Nachdem der Senat den Tenor zu I. 1. b) des angefochtenen Urteils neu gefasst hat, erschien es sachgerecht, die Bekanntmachungsbefugnis auf den Tenor des Berufungsurteils zu beziehen.

E. Berufungsantrag der Klägerin zu IV. und Tenor zu IV. des angefochtenen Urteils (Berufung der Beklagten)

Die für die von der Klägerin weiter beantragte Veröffentlichungsbefugnis nach § 12 III UWG besteht keine Grundlage, nachdem ein Wettbewerbsverstoß aus den unter B. dargestellten Gründen nicht gegeben ist und die Vorschrift auf Ansprüche nach dem UKlaG nicht anwendbar ist (vgl. den insoweit fehlenden Verweis in § 5 UKlaG).

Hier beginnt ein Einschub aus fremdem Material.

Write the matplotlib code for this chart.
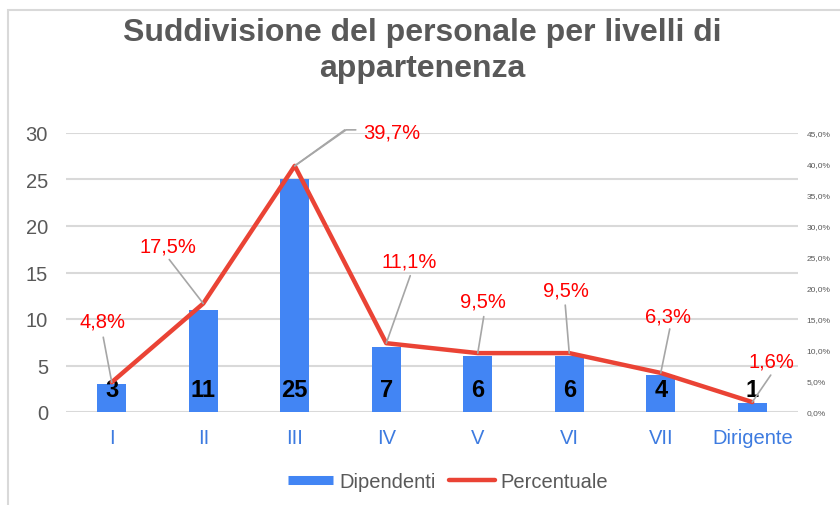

In diesem Punkt hat daher die Berufung der Beklagten Erfolg, während die Berufung der Klägerin zurückzuweisen ist.

F. Nebenentscheidungen

Der Gewährung des vom Klägervertreter beantragten Schriftsatznachlasses auf den Schriftsatz der Gegenseite vom 1.4.2015 bedurfte es nicht, da dieser Schriftsatz sich ausschließlich mit solchen Fragen befasst, in denen die Klägerin ohnehin obsiegt.

Die Kostenentscheidung beruht auf § 92 I ZPO, die Entscheidung über die vorläufige Vollstreckbarkeit auf §§ 708 Nr. 10, 711 ZPO.

Die Voraussetzungen für eine Zulassung der Revision (§ 543 II ZPO) sind nicht erfüllt.